Saat Kim SMA, ia mulai mendapat menstruasi. Ia tersiksa dengan perut melilit, namun itu tak membuatnya merasa istimewa. Ia pergi kursus dan beberapa kali disuruh untuk memakai rok pendek meski Kim tidak mau. Saat Kim kerja, ia memiliki kemampuan yang luar biasa. Karena di kantornya hanya dia yang karyawati, maka ia kerap disuruh menyiapkan minuman, makanan, bahkan saat ada promosi jabatan, Kim tidak ditunjuk meskipun ia pintar. Alasannya karena dia perempuan. 
Saat ia menikah, mertuanya kerap menyuruhnya kerja tanpa henti saat Hari Raya Chuseok. Kim dan kakaknya bekerja untuk membiayai sekolah adiknya hingga universitas. Itu juga yang dilakukan ibunya Kim, membiayai pamannya sekolah kedokteran. 

Kehidupan Kim dan budaya patriarki ini sebenarnya budaya klasik zaman dulu, di manapun. Bukan hanya Korea, saya rasa, melainkan juga ada di Indonesia. Kita tarik bagaimana perjuangan Kartini. Di Jepang, Inggris bahkan Amerika sendiri pun sempat memiliki budaya patriarki dalam sejarahnya. Perempuan tidak perlu sekolah tinggi. Sulit mendapatkan sekolah yang menerima anak perempuan. Mereka hanya perlu memikirkan dapur dan kasur. Namun, semakin ke sini budaya itu memudar dengan kesamaan gender, bahwa perempuan juga memiliki hak untuk meraih cita-cita. Pada tahun 2001, Korea mendirikan Kementerian Kesetaraan Gender.

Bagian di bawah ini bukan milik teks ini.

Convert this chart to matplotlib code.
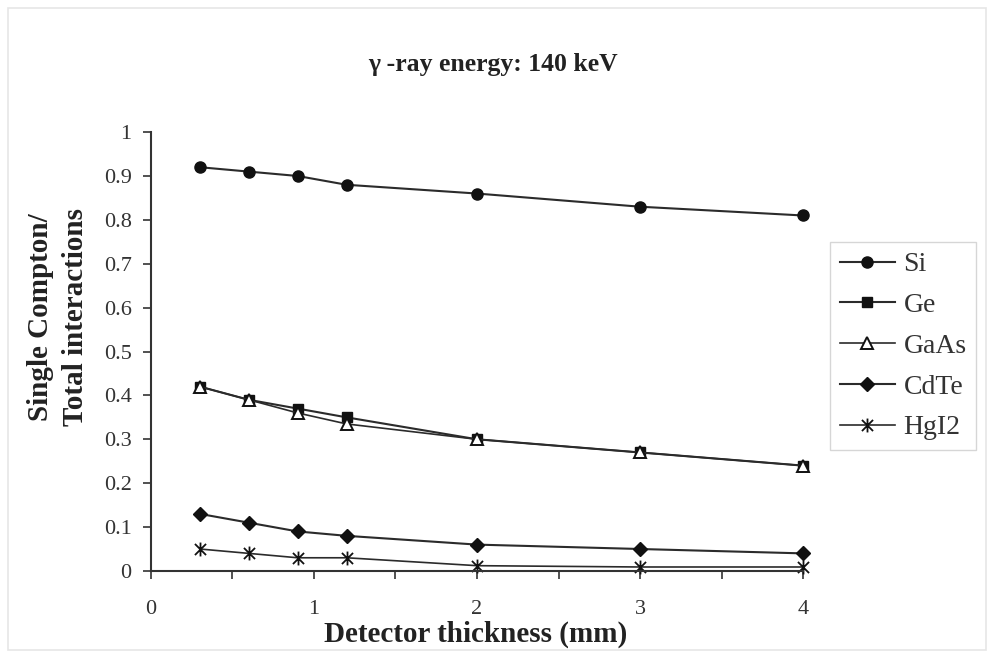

Kim mengalami depresi pascamelahirkan, sehingga ia perlu bertemu psikiater. Beruntunglah para perempuan saat ini yang tak perlu merasakan masa sulit seperti Kim Ji-yeong. 

Banyak pelajaran yang didapat dari kisah Kim, meskipun diceritakan dari sudut pandang orang ketiga. Alurnya yang maju mundur membuat saya tidak bosan. Meskipun temanya serius, diceritakan dengan santai sehingga mengalir begitu saja dalam sekali duduk, karena buku ini tidak begitu tebal, hanya 190 halaman saja. Tipis, bukan?

⭐⭐⭐⭐⭐
 
rose diana

July Wrap-Up
📖 Gramedia Digital


Komentar

Postingan populer dari blog ini

Ulasan Novel Dilan (Dia Adalah Dilanku Tahun 1990) - Pidi Baiq

Ulasan Buku Puisi Cinta Yang Marah – M. Aan Mansyur

Ulasan Novel Lelaki Tua Dan Laut - Ernest Hemingway (Seri Sastra Dunia)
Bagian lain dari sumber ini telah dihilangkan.